Au contraire, dans les lieux où sévit le racisme, la négritude est une alternative à la victimisation. C’est une réponse au plafond de verre.
Donc, attention aux dérives ! Quand la négritude est utilisée comme identité, réduite à la seule identité noire, quand elle enferme des jeunes privés de l’espoir d’émancipation dans une « résistance », quand la négritude maintient ces « résistants » dans l’enfermement identitariste (fortifié par les médias), le rejet de « la société » et le ressentiment, elle se déligitimise ! Et elle nous essentialise. C’est, hélas, ce qu’on voit chez Senghor et c’est ainsi qu’à cette époque Jean-Paul Sartre lui-même n’avait pas hésité à parler de « racisme anti-raciste » ; la dérive du wokisme d’aujourd’hui n’est pas loin… Heureusement Fanon, le guerrier silex, dans Peaux noires, masques blancs nous met en garde contre cette dérive de la négritude : « Le nègre n’est pas, pas plus que le Blanc. Tous deux ont à s’écarter des voix inhumaines qui furent celles de leurs ancêtres respectifs afin que naisse une véritable communication ».
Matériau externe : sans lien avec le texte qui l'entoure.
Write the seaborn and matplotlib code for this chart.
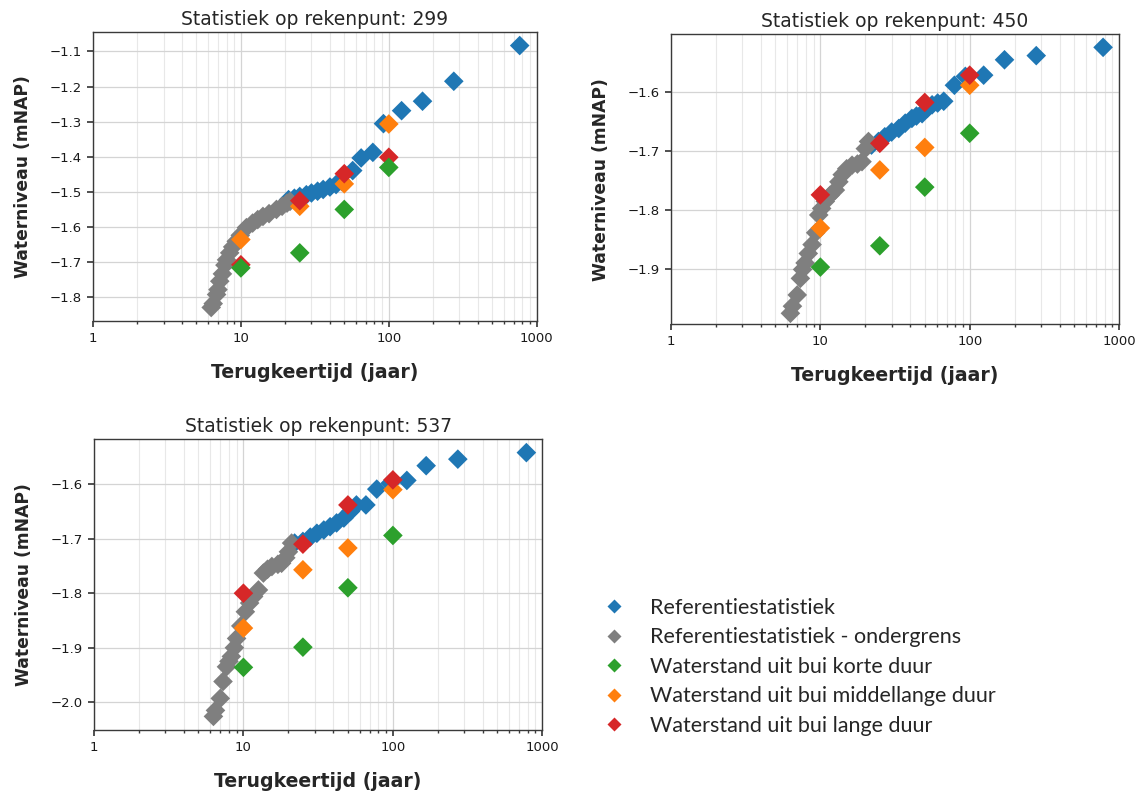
import pandas as pd
import matplotlib.pyplot as plt
from matplotlib.lines import Line2D
from matplotlib.ticker import LogLocator, NullFormatter
import seaborn as sns

sns.set_theme(style="ticks")
plt.rcParams['font.family'] = ['DejaVu Sans']

# Legenda / categorieen
labels = ["Referentiestatistiek",
          "Referentiestatistiek - ondergrens",
          "Waterstand uit bui korte duur",
          "Waterstand uit bui middellange duur",
          "Waterstand uit bui lange duur"]
colors = ["#1f77b4", "#7f7f7f", "#2ca02c", "#ff7f0e", "#d62728"]
# volgorde waarin de punten getekend worden (laatste bovenop)
draw_order = [labels[0], labels[1], labels[3], labels[4], labels[2]]

xticks = [1, 10, 100, 1000]
xtick_labels = ["1", "10", "100", "1000"]
bui_T = [10, 25, 50, 100]

# ---- rekenpunt 299 ----
ref_T_299 = [21, 23, 25, 27.7, 30, 33, 36, 40, 44, 48, 57, 65, 78, 92, 122, 169, 275, 767]
ref_W_299 = [-1.523, -1.519, -1.514, -1.509, -1.504, -1.499, -1.494, -1.487, -1.480, -1.471,
             -1.440, -1.404, -1.388, -1.306, -1.269, -1.242, -1.185, -1.083]
ond_T_299 = [6.3, 6.5, 6.85, 7.0, 7.2, 7.5, 7.8, 8.0, 8.4, 8.8, 9.3, 9.9, 10.9, 12, 13,
             14.1, 15.5, 17.4, 19, 20.5, 21.5]
ond_W_299 = [-1.831, -1.820, -1.794, -1.780, -1.756, -1.735, -1.710, -1.695, -1.675, -1.658,
             -1.642, -1.625, -1.603, -1.590, -1.580, -1.571, -1.563, -1.551, -1.542, -1.533, -1.528]
kort_299 = [-1.718, -1.675, -1.551, -1.431]
middel_299 = [-1.637, -1.542, -1.478, -1.307]
lang_299 = [-1.709, -1.526, -1.449, -1.402]

# ---- rekenpunt 450 ----
ref_T_450 = [22, 24.5, 27, 30, 33.5, 37, 41, 44, 48, 52, 56, 61, 67, 79, 93.5, 124, 171, 279, 782]
ref_W_450 = [-1.690, -1.684, -1.676, -1.668, -1.662, -1.653, -1.645, -1.641, -1.637, -1.628,
             -1.622, -1.619, -1.616, -1.589, -1.574, -1.572, -1.546, -1.539, -1.525]
ond_T_450 = [6.3, 6.5, 7.0, 7.35, 7.6, 7.9, 8.3, 8.8, 9.3, 9.75, 10.2, 10.8, 11.6, 12.6,
             13.3, 14, 15, 16.3, 17.7, 19, 20, 21]
ond_W_450 = [-1.974, -1.962, -1.943, -1.915, -1.900, -1.889, -1.873, -1.858, -1.838, -1.808,
             -1.797, -1.785, -1.775, -1.766, -1.752, -1.740, -1.730, -1.724, -1.722, -1.718,
             -1.696, -1.684]
kort_450 = [-1.896, -1.860, -1.761, -1.670]
middel_450 = [-1.830, -1.732, -1.694, -1.589]
lang_450 = [-1.774, -1.687, -1.618, -1.572]

# ---- rekenpunt 537 ----
ref_T_537 = [22, 25, 28, 31, 34.5, 38, 42, 47, 52, 57, 66, 78, 96, 124, 167, 272, 782]
ref_W_537 = [-1.708, -1.705, -1.697, -1.690, -1.684, -1.678, -1.671, -1.662, -1.650, -1.638,
             -1.638, -1.609, -1.598, -1.593, -1.566, -1.554, -1.542]
ond_T_537 = [6.3, 6.5, 7.0, 7.3, 7.7, 8.0, 8.3, 8.7, 9.0, 9.6, 10.3, 11.0, 11.7, 12.6,
             13.6, 14.5, 15.5, 17, 18, 19.2, 20, 21]
ond_W_537 = [-2.026, -2.015, -1.993, -1.962, -1.935, -1.925, -1.916, -1.900, -1.883, -1.860,
             -1.834, -1.818, -1.806, -1.794, -1.763, -1.756, -1.751, -1.747, -1.745, -1.735,
             -1.724, -1.708]
kort_537 = [-1.936, -1.899, -1.790, -1.694]
middel_537 = [-1.864, -1.757, -1.717, -1.610]
lang_537 = [-1.800, -1.710, -1.638, -1.592]

panels = [
    ("299", ref_T_299, ref_W_299, ond_T_299, ond_W_299, kort_299, middel_299, lang_299,
     [-1.1, -1.2, -1.3, -1.4, -1.5, -1.6, -1.7, -1.8], (-1.869, -1.045),
     [0.0814, 0.597, 0.3886, 0.3625]),
    ("450", ref_T_450, ref_W_450, ond_T_450, ond_W_450, kort_450, middel_450, lang_450,
     [-1.6, -1.7, -1.8, -1.9], (-1.992, -1.503),
     [0.5876, 0.593, 0.3923, 0.3639]),
    ("537", ref_T_537, ref_W_537, ond_T_537, ond_W_537, kort_537, middel_537, lang_537,
     [-1.6, -1.7, -1.8, -1.9, -2.0], (-2.051, -1.517),
     [0.0823, 0.0829, 0.3926, 0.3656]),
]


def make_frame(ref_T, ref_W, ond_T, ond_W, kort, middel, lang):
    parts = {
        labels[0]: (ref_T, ref_W),
        labels[1]: (ond_T, ond_W),
        labels[2]: (bui_T, kort),
        labels[3]: (bui_T, middel),
        labels[4]: (bui_T, lang),
    }
    rows = []
    for name in draw_order:
        T, W = parts[name]
        rows.append(pd.DataFrame({"T": T, "W": W, "serie": name}))
    return pd.concat(rows, ignore_index=True)


fig = plt.figure(figsize=(11.42, 7.96), dpi=100)
palette = dict(zip(labels, colors))

for naam, rT, rW, oT, oW, k, m, l, yticks, ylim, pos in panels:
    ax = fig.add_axes(pos)
    df = make_frame(rT, rW, oT, oW, k, m, l)
    sns.scatterplot(data=df, x="T", y="W", hue="serie", palette=palette,
                    marker="D", s=100, edgecolor="none", linewidth=0,
                    legend=False, ax=ax, zorder=3)
    ax.set_xscale("log")
    ax.set_xlim(1, 1000)
    ax.set_ylim(*ylim)
    ax.set_xticks(xticks)
    ax.set_xticklabels(xtick_labels)
    ax.xaxis.set_minor_locator(LogLocator(base=10, subs=range(2, 10)))
    ax.xaxis.set_minor_formatter(NullFormatter())
    ax.set_yticks(yticks)
    ax.grid(which="major", color="#d4d4d4", linewidth=0.9)
    ax.grid(which="minor", axis="x", color="#e8e8e8", linewidth=0.8)
    ax.set_axisbelow(True)
    for sp in ax.spines.values():
        sp.set_visible(True)
        sp.set_color("#3a3a3a")
        sp.set_linewidth(1.0)
    ax.tick_params(axis="both", which="major", labelsize=9.5, length=4.5,
                   color="#3a3a3a", labelcolor="#1a1a1a", direction="out")
    ax.tick_params(axis="x", which="minor", length=2.5, color="#3a3a3a")
    ax.set_title(f"Statistiek op rekenpunt: {naam}", fontsize=13.5, pad=5)
    ax.set_xlabel("Terugkeertijd (jaar)", fontsize=13.6, fontweight="bold", labelpad=13)
    ax.set_ylabel("Waterniveau (mNAP)", fontsize=12.3, fontweight="bold", labelpad=13)

handles = [Line2D([0], [0], marker="D", linestyle="none", markersize=7.0,
                  markerfacecolor=c, markeredgecolor="none") for c in colors]
fig.legend(handles, labels, loc="upper left", bbox_to_anchor=(0.528, 0.249),
           frameon=False, prop={"family": "Lato", "size": 15.5},
           handlelength=1.0, handletextpad=1.17, labelspacing=0.44,
           borderpad=0, borderaxespad=0)

fig.savefig("out.png", dpi=100)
La question de la solidarité qu’il serait trop long d’aborder ici est fondamentalement autre. Elle se pose non pas de façon absolue en rapport avec une supposée « essence nègre » mais de façon relative et concrète en environnement hostile et elle ne concerne pas que les noirs.
Puisqu’il est arrivé à Césaire de parler de la négritude sous des angles divers, on peut comprendre des erreurs d’interprétation, mais pas des contre-sens. Maryse Condé persiste et signe. Elle avait donné, après les attentats de janvier 2015 en France, une interview à RFI où, déjà, elle avait déclaré :
« En abattant la policière antillaise, le Malien Amedy Coulibaly a mis fin au mythe de la négritude, basée sur la solidarité intra-raciale. La négritude est morte à Montrouge ce jour-là car elle s’est révélée pour ce qu’elle a toujours été : un mythe ».
Laissons à la psychanalyse le soin de débusquer les motivations qui sous-tendent cette persévérance. Laissons Maryse Condé pasticher Gilbert Bécaud « La négritude ça n’existe pas ! » Et que ça ne nous empêche pas d’aimer pour toujours l’écrivaine Maryse Condé et sa fabuleuse franchise.